In Jessica Jackson Hutchins’ work, drawings tend towards sculpture, sculptures tend toward furniture, and paintings hover on the borders of materialization. They describe a precarious state of instability and portray their own working process in almost literal terms as expansive, absorptive and self-generating. The works are characterized by a seemingly automatic tendency to attract whatever happens to be around them – items of the artist’s or her family’s clothing, kitchen crockery, pieces of furniture, or words that happen to be on her mind. Though the various relics appear to have been arrived at through casual means, there is nonetheless an intrinsic value in the old t-shirt or coffee mug that make their way into one of her sculptures. Suggesting undisclosed memories and associations, they bring us closer to a cumulative existence construed from the repetitive tasks and the minor rituals of the everyday. The collisions of found domestic objects with self-made, expressively moulded ceramics describe experience at the level of the tactile and a responsive rather than systematic working method. The works become diaristic in their incidental observations about how we move amongst our belongings, and small-scale reactions to the effects of time passing and the clutter that accumulates around a life.

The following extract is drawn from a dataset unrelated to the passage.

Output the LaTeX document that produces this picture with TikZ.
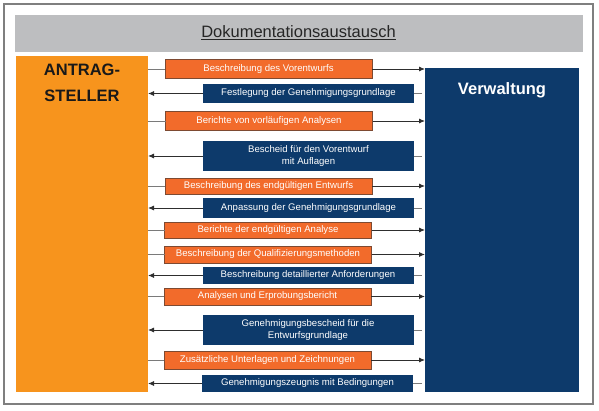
\documentclass[tikz,border=0pt]{standalone}
\usepackage{fontspec}
\setmainfont{Liberation Sans}
\usetikzlibrary{arrows.meta,positioning}
\definecolor{bandgray}{HTML}{BDBEC0}
\definecolor{applorange}{HTML}{F7941D}
\definecolor{docorange}{HTML}{F26B2B}
\definecolor{docborder}{HTML}{7D4A32}
\definecolor{adminblue}{HTML}{0D3A6B}
\definecolor{framegray}{HTML}{7F7F7F}
\definecolor{linedark}{HTML}{2E2E2E}
\definecolor{linegray}{HTML}{7A7A7A}

\begin{document}
\begin{tikzpicture}[x=1pt,y=-1pt,>={Latex[length=6pt,width=5pt]},
  box/.style={inner sep=0pt,outer sep=0pt,align=center,text=white,font=\fontsize{9.6}{12}\selectfont},
  todoc/.style={box,fill=docorange,draw=docborder,line width=0.7pt,minimum width=207pt,minimum height=#1},
  todoc/.default=18pt,
  fromdoc/.style={box,fill=adminblue,minimum width=211pt,minimum height=#1},
  fromdoc/.default=18pt,
  area/.style={inner sep=0pt,outer sep=0pt},
  stub/.style={draw=linegray,line width=0.9pt},
  msg/.style={draw=linedark,line width=0.9pt,->}]
  \useasboundingbox (0,0) rectangle (599,411);
  \draw[framegray,line width=1.2pt] (4,4) rectangle (593,404);

  % header and the two parties
  \node[area,fill=bandgray,minimum width=568pt,minimum height=37pt] (band) at (298.5,33.5) {};
  \node[anchor=base,font=\fontsize{16.5}{20}\selectfont,text=black!85] (title) at (298.5,37.5) {\underline{Dokumentationsaustausch}};
  \node[area,fill=applorange,minimum width=132pt,minimum height=336pt] (appl) at (82,224) {};
  \node[align=center,font=\bfseries\fontsize{16.5}{26}\selectfont,text=black!90] (appltxt) at (82,83) {ANTRAG-\\STELLER};
  \node[area,fill=adminblue,minimum width=154pt,minimum height=324pt] (admin) at (502,230) {};
  \node[font=\bfseries\fontsize{16.5}{20}\selectfont,text=white] (admintxt) at (502,90.5) {Verwaltung};

  % documents
  \node[todoc=19pt] (m1) at (268.5,69) {Beschreibung des Vorentwurfs};
  \node[fromdoc=19pt] (m2) at (308.5,93.5) {Festlegung der Genehmigungsgrundlage};
  \node[todoc=19pt] (m3) at (269,121) {Berichte von vorläufigen Analysen};
  \node[fromdoc=30pt] (m4) at (308.5,156) {Bescheid für den Vorentwurf\\mit Auflagen};
  \node[todoc=16pt] (m5) at (268.5,186) {Beschreibung des endgültigen Entwurfs};
  \node[fromdoc=20pt] (m6) at (308.5,208) {Anpassung der Genehmigungsgrundlage};
  \node[todoc=16pt] (m7) at (268,230) {Berichte der endgültigen Analyse};
  \node[todoc=17pt] (m8) at (268,254.5) {Beschreibung der Qualifizierungsmethoden};
  \node[fromdoc=17pt] (m9) at (308,275.5) {Beschreibung detaillierter Anforderungen};
  \node[todoc=17pt] (m10) at (267.5,296.5) {Analysen und Erprobungsbericht};
  \node[fromdoc=30pt] (m11) at (308,330) {Genehmigungsbescheid für die\\Entwurfsgrundlage};
  \node[todoc=18pt] (m12) at (267.5,360) {Zusätzliche Unterlagen und Zeichnungen};
  \node[fromdoc=17pt] (m13) at (307.5,383.5) {Genehmigungszeugnis mit Bedingungen};

  \foreach \m in {m1,m3,m5,m7,m8,m10,m12} {
    \path (appl.east |- \m) edge[stub] (\m.west)
          (\m.east) edge[msg] (admin.west |- \m);
  }
  \foreach \m in {m2,m4,m6,m9,m11,m13} {
    \path ([xshift=-3pt]admin.west |- \m) edge[stub] (\m.east)
          (\m.west) edge[msg] (appl.east |- \m);
  }
\end{tikzpicture}
\end{document}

The tables and chairs in Hutchins’ work exist somewhere between domestic fragment and pedestal. “I often think of pedestals as prepositions: and, but, or, for,” Hutchins has said. “So even when I am using a table as a pedestal, it becomes part of a prepositional phrase for positioning something, but it also has its power as a noun.” This goes some way to explain the fertile duality in Hutchins’ works whereby the objects employed retain their blunt materiality (each sofa, table or arm chair remains very much itself, despite the damage inflicted on it), but they also invite a less specific, more associative reading generated by the prepositional nature the artist describes. Despite the artist’s embrace of what she calls “the simple factness of things”, it is in the precarious and instable relation between elements – joined together by an ‘and, but, or, for’ – that meaning transpires.
Hutchins describes the new works made for this exhibition in terms of another grammatical figure, the gerund, whereby a verb is transformed to become a noun. The notion of an activity becoming an object describes the artist’s explicit embrace of process and accident, as well as the particular appeal of ceramics as a medium in which fairy-tale-like miniature landscapes or grottoes may be conjured, as if momentarily, from intricate masses of clay.